Composition of the Dry Butternut.
Edible
Portion.
As
Purchased.
Refuse,....86.4percent
Water,4.4percent.6
Protein,27.93.8
Fat,61.28.3
Sugar, etc.,3.5.5

The Chestnut (Castanea dentata (Marsh.) Bork).

—The chestnut tree grows in great abundance wild in the United States, especially in the eastern portion on the foothills of the Alleghanies. In some localities it originally formed vast forests. The value of the timber and the fact that the chestnut grows only on good soil were prominent factors in the destruction of many of the original forests, especially those covering the arable lands. The trees still grow in great abundance, especially in the hilly regions.

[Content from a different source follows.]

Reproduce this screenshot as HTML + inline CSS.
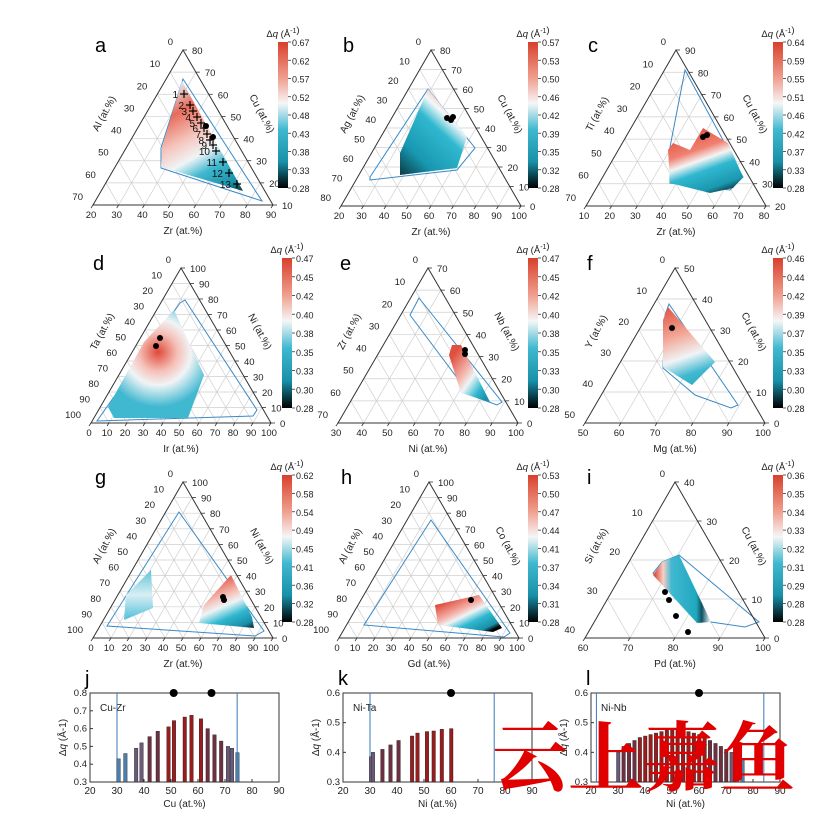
<!DOCTYPE html><html><head><style>body{margin:0;background:#fff}svg{font-family:"Liberation Sans",sans-serif}</style></head><body>
<svg id="s" width="824" height="823" xmlns="http://www.w3.org/2000/svg">
<defs>
<linearGradient id="cb" x1="0" y1="0" x2="0" y2="1"><stop offset="0" stop-color="#d8402c"/><stop offset=".25" stop-color="#f0a090"/><stop offset=".42" stop-color="#f6f6f6"/><stop offset=".6" stop-color="#40b8d0"/><stop offset=".82" stop-color="#1890a8"/><stop offset="1" stop-color="#000"/></linearGradient>
<linearGradient id="ga" gradientUnits="userSpaceOnUse" x1="182" y1="81" x2="243" y2="191"><stop offset="0" stop-color="#dff0f5"/><stop offset=".2" stop-color="#e86a5a"/><stop offset=".42" stop-color="#f5c5bc"/><stop offset=".58" stop-color="#f0f4f6"/><stop offset=".72" stop-color="#40b8d0"/><stop offset=".9" stop-color="#1a90a8"/><stop offset="1" stop-color="#0a3038"/></linearGradient>
<linearGradient id="gb" gradientUnits="userSpaceOnUse" x1="470" y1="100" x2="400" y2="175"><stop offset="0" stop-color="#e05040"/><stop offset=".15" stop-color="#f5b8b0"/><stop offset=".27" stop-color="#f4f8f8"/><stop offset=".42" stop-color="#30b8d0"/><stop offset=".75" stop-color="#1898b0"/><stop offset="1" stop-color="#0a3a45"/></linearGradient>
<linearGradient id="gc" gradientUnits="userSpaceOnUse" x1="700" y1="125" x2="725" y2="195"><stop offset="0" stop-color="#e05040"/><stop offset=".3" stop-color="#f08070"/><stop offset=".45" stop-color="#f4f4f4"/><stop offset=".6" stop-color="#30b8d0"/><stop offset=".85" stop-color="#1a98b0"/><stop offset="1" stop-color="#0a2025"/></linearGradient>
<radialGradient id="gd" gradientUnits="userSpaceOnUse" cx="158" cy="352" r="55"><stop offset="0" stop-color="#e04838"/><stop offset=".35" stop-color="#f5c0b8"/><stop offset=".6" stop-color="#f0f4f6"/><stop offset="1" stop-color="#40b8d0"/></radialGradient>
<linearGradient id="ge" gradientUnits="userSpaceOnUse" x1="450" y1="360" x2="492" y2="390"><stop offset="0" stop-color="#e05040"/><stop offset=".4" stop-color="#f5c0b8"/><stop offset=".55" stop-color="#eef4f6"/><stop offset=".8" stop-color="#30b8d0"/><stop offset="1" stop-color="#1890a8"/></linearGradient>
<linearGradient id="gf" gradientUnits="userSpaceOnUse" x1="670" y1="305" x2="700" y2="390"><stop offset="0" stop-color="#e05040"/><stop offset=".35" stop-color="#f2a898"/><stop offset=".6" stop-color="#f0f4f6"/><stop offset=".8" stop-color="#40b8d0"/><stop offset="1" stop-color="#28a8c0"/></linearGradient>
<linearGradient id="gg" gradientUnits="userSpaceOnUse" x1="225" y1="575" x2="250" y2="632"><stop offset="0" stop-color="#e05040"/><stop offset=".3" stop-color="#f5c0b8"/><stop offset=".45" stop-color="#eef4f6"/><stop offset=".65" stop-color="#30b8d0"/><stop offset=".85" stop-color="#1890a8"/><stop offset="1" stop-color="#000"/></linearGradient>
<linearGradient id="gg2" x1="0" y1="0" x2="0" y2="1"><stop offset="0" stop-color="#60c4d8"/><stop offset=".5" stop-color="#d8eef4"/><stop offset="1" stop-color="#50c0d8"/></linearGradient>
<linearGradient id="gh" gradientUnits="userSpaceOnUse" x1="460" y1="595" x2="480" y2="636"><stop offset="0" stop-color="#e05040"/><stop offset=".3" stop-color="#f5b0a8"/><stop offset=".45" stop-color="#eef4f6"/><stop offset=".65" stop-color="#30b8d0"/><stop offset=".9" stop-color="#1890a8"/><stop offset="1" stop-color="#000"/></linearGradient>
<linearGradient id="gi" gradientUnits="userSpaceOnUse" x1="655" y1="590" x2="710" y2="590"><stop offset="0" stop-color="#e05040"/><stop offset=".15" stop-color="#f5d0c8"/><stop offset=".3" stop-color="#40b8d0"/><stop offset=".75" stop-color="#20a8c0"/><stop offset=".85" stop-color="#105060"/><stop offset="1" stop-color="#e0f0f4"/></linearGradient>
</defs>
<g id="g"></g>
<text x="492" y="785" font-size="76" fill="#e00000" font-family="'Noto Serif CJK SC',serif" font-weight="bold">云上嘉鱼</text>
</svg>
<script>
const g=document.getElementById('g');let h='';
function T(x,y,t,o){o=o||{};h+=`<text x="${x}" y="${y}" font-size="${o.s||10}" text-anchor="${o.a||'middle'}" fill="${o.f||'#222'}"${o.r!==undefined?` transform="rotate(${o.r} ${x} ${y})"`:''}>${t}</text>`}
function L(a,b,c,d,col,w){h+=`<line x1="${a}" y1="${b}" x2="${c}" y2="${d}" stroke="${col||'#333'}" stroke-width="${w||1}"/>`}
function poly(p,f,s){h+=`<polygon points="${p.map(q=>q.join(',')).join(' ')}" fill="${f||'none'}"${s?` stroke="${s}" stroke-width="1"`:''}/>`}
function dot(x,y,r){h+=`<circle cx="${x}" cy="${y}" r="${r||3}" fill="#000"/>`}
const P=[
['a',183,50,205,['Al (at.%)','Cu (at.%)','Zr (at.%)'],7,20,90,80,278,42,188,'0.67 0.62 0.57 0.52 0.48 0.43 0.38 0.33 0.28'],
['b',431,50,206,['Ag (at.%)','Cu (at.%)','Zr (at.%)'],8,20,100,80,528,42,188,'0.57 0.53 0.50 0.46 0.42 0.39 0.35 0.32 0.28'],
['c',676,50,206,['Ti (at.%)','Cu (at.%)','Zr (at.%)'],7,10,80,90,773,42,188,'0.64 0.59 0.55 0.51 0.46 0.42 0.37 0.33 0.28'],
['d',181,268,423,['Ta (at.%)','Ni (at.%)','Ir (at.%)'],10,0,100,100,282,258,408,'0.47 0.45 0.42 0.40 0.38 0.35 0.33 0.30 0.28'],
['e',428,268,423,['Zr (at.%)','Nb (at.%)','Ni (at.%)'],7,30,100,70,528,258,408,'0.47 0.45 0.42 0.40 0.38 0.35 0.33 0.30 0.28'],
['f',675,268,423,['Y (at.%)','Cu (at.%)','Mg (at.%)'],5,50,100,50,773,258,408,'0.46 0.44 0.42 0.39 0.37 0.35 0.33 0.30 0.28'],
['g',183,482,638,['Al (at.%)','Ni (at.%)','Zr (at.%)'],10,0,100,100,282,475,622,'0.62 0.58 0.54 0.49 0.45 0.41 0.36 0.32 0.28'],
['h',429,482,638,['Al (at.%)','Co (at.%)','Gd (at.%)'],10,0,100,100,528,475,622,'0.53 0.50 0.47 0.44 0.41 0.37 0.34 0.31 0.28'],
['i',675,482,638,['Si (at.%)','Cu (at.%)','Pd (at.%)'],4,60,100,40,773,475,622,'0.36 0.35 0.34 0.33 0.32 0.31 0.29 0.28 0.28']];
for(const p of P){const [lab,ax,ay,by,nm,n]=p;const hw=90,H=by-ay;
for(let i=1;i<n;i++){const t=i/n;
L(ax-hw*t,ay+H*t,ax+hw*t,ay+H*t,'#cfcfcf',.7);
L(ax+hw*t,ay+H*t,ax-hw+2*hw*t,by,'#cfcfcf',.7);
L(ax-hw*t,ay+H*t,ax+hw-2*hw*t,by,'#cfcfcf',.7);}
p.push(hw);}
poly([[183,79],[262,201],[161,168],[161,148]],null,'#3a8ac8');
poly([[182,81],[243,191],[161,167],[162,147]],'url(#ga)');
poly([[428,89],[475,148],[457,170],[370,180],[370,177]],null,'#3a8ac8');
poly([[428,89],[467,137],[457,168],[400,175],[400,153]],'url(#gb)');
poly([[685,70],[743,177],[730,190],[670,183],[670,147]],null,'#3a8ac8');
poly([[703,128],[728,143],[743,177],[733,188],[710,193],[670,183],[668,150],[673,143],[690,150]],'url(#gc)');
poly([[185,300],[257,410],[253,416],[97,421],[180,303]],null,'#3a8ac8');
poly([[174,310],[204,375],[188,418],[114,418],[108,407],[144,342]],'url(#gd)');
poly([[419,298],[502,402],[497,405],[470,395],[410,315]],null,'#3a8ac8');
poly([[452,345],[461,345],[490,402],[461,393],[449,355]],'url(#ge)');
poly([[669,304],[738,405],[731,408],[695,395],[663,368],[665,315]],null,'#3a8ac8');
poly([[668,307],[715,362],[692,385],[663,367],[663,320]],'url(#gf)');
poly([[179,512],[264,631],[255,636],[107,626]],null,'#3a8ac8');
poly([[151,570],[153,608],[124,620],[126,595]],'url(#gg2)');
poly([[231,575],[252,617],[254,628],[199,623],[204,605]],'url(#gg)');
poly([[431,520],[510,633],[504,637],[364,625]],null,'#3a8ac8');
poly([[435,605],[479,595],[502,628],[493,632],[438,625]],'url(#gh)');
poly([[679,555],[759,622],[745,627],[711,622],[653,573],[662,562]],null,'#3a8ac8');
poly([[679,555],[711,622],[697,623],[653,575],[662,562]],'url(#gi)');
const cr=[[184,94],[190,105],[193,111],[197,117],[201,123],[204,128],[207,134],[210,140],[213,145],[216,151],[223,162],[229,173],[237,184]];
cr.forEach((c,i)=>{L(c[0]-4,c[1],c[0]+4,c[1],'#000',1.2);L(c[0],c[1]-4,c[0],c[1]+4,'#000',1.2);T(c[0]-6,c[1]+4,i+1,{s:10,a:'end',f:'#111'})});
dot(206,126);dot(213,137);dot(451,120);dot(453,117);dot(447,118);dot(703,137);dot(707,135);
dot(160,338);dot(156,346);dot(465,350);dot(465,354);dot(672,328);dot(223,597);dot(224,600);dot(471,600);
dot(665,592);dot(669,600);dot(676,616);dot(688,632);
for(const p of P){const [lab,ax,ay,by,nm,n,b0,b1,r0,cx,c0,c1,cbl,hw]=p;const H=by-ay;
poly([[ax,ay],[ax-hw,by],[ax+hw,by]],null,'#333');
for(let i=0;i<=n;i++){const t=i/n;
T(ax-hw+2*hw*t-2,by+13,Math.round(b0+(b1-b0)*t),{s:9.5});
L(ax-hw+2*hw*t,by,ax-hw+2*hw*t-2,by+3,'#333',.8);
T(ax+hw*t+9,ay+H*t+4,Math.round(r0-10*n*t),{s:9.5,a:'start'});
L(ax+hw*t,ay+H*t,ax+hw*t+4,ay+H*t,'#333',.8);
T(ax-hw*t-10,ay+H*t-5,Math.round(n*10*t),{s:9.5,a:'end'});}
T(ax,by+29,nm[2],{s:10});T(ax-76,ay+H*.42,nm[0],{s:10,r:-62});T(ax+76,ay+H*.42,nm[1],{s:10,r:62});
T(ax-88,ay+2,lab,{s:20,a:'start',f:'#000'});
h+=`<rect x="${cx}" y="${c0}" width="10" height="${c1-c0}" fill="url(#cb)"/>`;
cbl.split(' ').forEach((v,i)=>{const y=c0+(c1-c0)*i/8;L(cx+10,y,cx+13,y,'#333',.8);T(cx+14,y+4,v,{s:9,a:'start'});});
T(cx+5,c0-5,'Δ<tspan font-style="italic">q</tspan> (Å<tspan font-size="7" dy="-4">-1</tspan>)',{s:9.5});}
function chart(x0,x1,y0,y1,lab,name,xl,ymin,ymax,bars,lines,dots){h+=`<rect x="${x0}" y="${y0}" width="${x1-x0}" height="${y1-y0}" fill="none" stroke="#333"/>`;
const X=v=>x0+(v-20)/70*(x1-x0),Y=v=>y1-(v-ymin)/(ymax-ymin)*(y1-y0);
for(let v=20;v<=90;v+=10){T(X(v),y1+12,v,{s:10});L(X(v),y1,X(v),y1-3)}
for(let v=ymin;v<=ymax+1e-9;v+=.1){T(x0-3,Y(v)+3,v.toFixed(1),{s:9.5,a:'end'});L(x0,Y(v),x0+3,Y(v))}
T((x0+x1)/2,y1+25,xl,{s:10});T(x0-24,(y0+y1)/2,'Δ<tspan font-style="italic">q</tspan> (Å-1)',{s:10,r:-90});
T(x0-5,y0-8,lab,{s:20,a:'start',f:'#000'});T(x0+10,y0+18,name,{s:10,a:'start'});
for(const l of lines)L(X(l),y0,X(l),y1,'#3a7ab8',1);
for(const d of dots)h+=`<circle cx="${X(d)}" cy="${y0}" r="4" fill="#000"/>`;
const mx=Math.max(...bars.map(b=>b[1]));
for(const [v,b] of bars){const t=(b-ymin)/(mx-ymin);const c=t>.8?'#9a1c1c':t>.6?'#6e3040':t>.45?'#6a5a78':'#4a80b0';
h+=`<rect x="${X(v)-1.5}" y="${Y(b)}" width="3.5" height="${y1-Y(b)}" fill="${c}" stroke="#222" stroke-width=".4"/>`;}}
chart(90,279,693,782,'j','Cu-Zr','Cu (at.%)',.3,.8,[[30.5,.43],[33,.46],[37,.49],[39,.52],[42,.555],[45,.585],[49,.61],[51,.645],[55,.665],[57.5,.675],[61,.655],[63.5,.6],[66,.565],[68.5,.53],[71,.5],[72.5,.49],[74.5,.465]],[30,74.5],[51,65]);
chart(343,532,693,782,'k','Ni-Ta','Ni (at.%)',.3,.6,[[30.3,.385],[31,.4],[34.5,.41],[37.5,.425],[40.5,.44],[45.5,.455],[47.5,.465],[51,.47],[53.5,.472],[56.5,.478],[60,.48]],[30,76],[60]);
chart(591,780,693,782,'l','Ni-Nb','Ni (at.%)',.3,.6,[[30,.4],[32,.42],[34,.43],[36,.44],[38,.45],[40,.455],[42,.46],[44,.465],[46,.47],[48,.475],[50,.478],[52,.48],[54,.475],[56,.47],[58,.465],[60,.46],[62,.45],[64,.44],[66,.43],[68,.42],[70,.41],[72,.4],[74,.39],[76,.38]],[22,84],[60]);
g.innerHTML=h;
</script></body></html>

In France the chestnut is very widely grown, and the nut is used very extensively as food by the poor classes. The nuts are often dried and ground to a flour which is mixed with water and baked in thin sheets, forming a very heavy but a sweet and nutritious cake. The chestnut is used in the preparation of many dishes, prized even by those in easy circumstances. In Italy the chestnut is also widely cultivated, and the nut is ground to form a kind of porridge known as polenta which is very extensively used as food. In the Apennines a cake made of chestnut flour and baked on hot stones is used under the name of necci. In Corea the chestnut is said to be a very extensive article of food, taking the place of the potato. It is eaten raw, boiled, roasted, or cooked with meats. The chestnut differs from the oily nuts in the smaller proportion of fat and the very much larger proportion of sugar and starch,—in fact, starch is almost missing in some of the oily nuts, the carbohydrates present in the very oily being chiefly sugars. In the chestnut the starch is more abundant than the sugar, and for this reason the chestnut meal is more like the meal of the ordinary cereal than that of the oily seeds. The chestnut, also, as it is gathered fresh contains a great deal more water than the ordinary fresh seeds, the quantity ranging from 40 to 50 percent.

The average composition of the fresh chestnut, edible portion, is represented by the following data:

Water,42.7percent
Protein,6.5
Fat,6.3
Starch and sugar,43.1
Ash,1.4

The dried chestnuts, that is, those which have been kept for several months or which have been artificially dried, have a composition represented by the following data:

Water,4.8percent
Protein,11.6
Fat,15.3
Sugar and starch,65.7
Ash,2.6

The average weight of the hull of the chestnut is 15.9 percent of the total weight of the fresh nut, and 23.4 percent of the average weight of the dried nut. The above data are confirmatory of the statement that the meal of the chestnut in its composition is very much like that of the oily cereals, for instance, of Indian corn meal or oats. It, however, contains more oil and less protein than the cereals referred to. It is readily seen from the above data that chestnut meal may not properly take the place of Indian corn as human food. The nut of the chestnut tree ripens at the time of frost.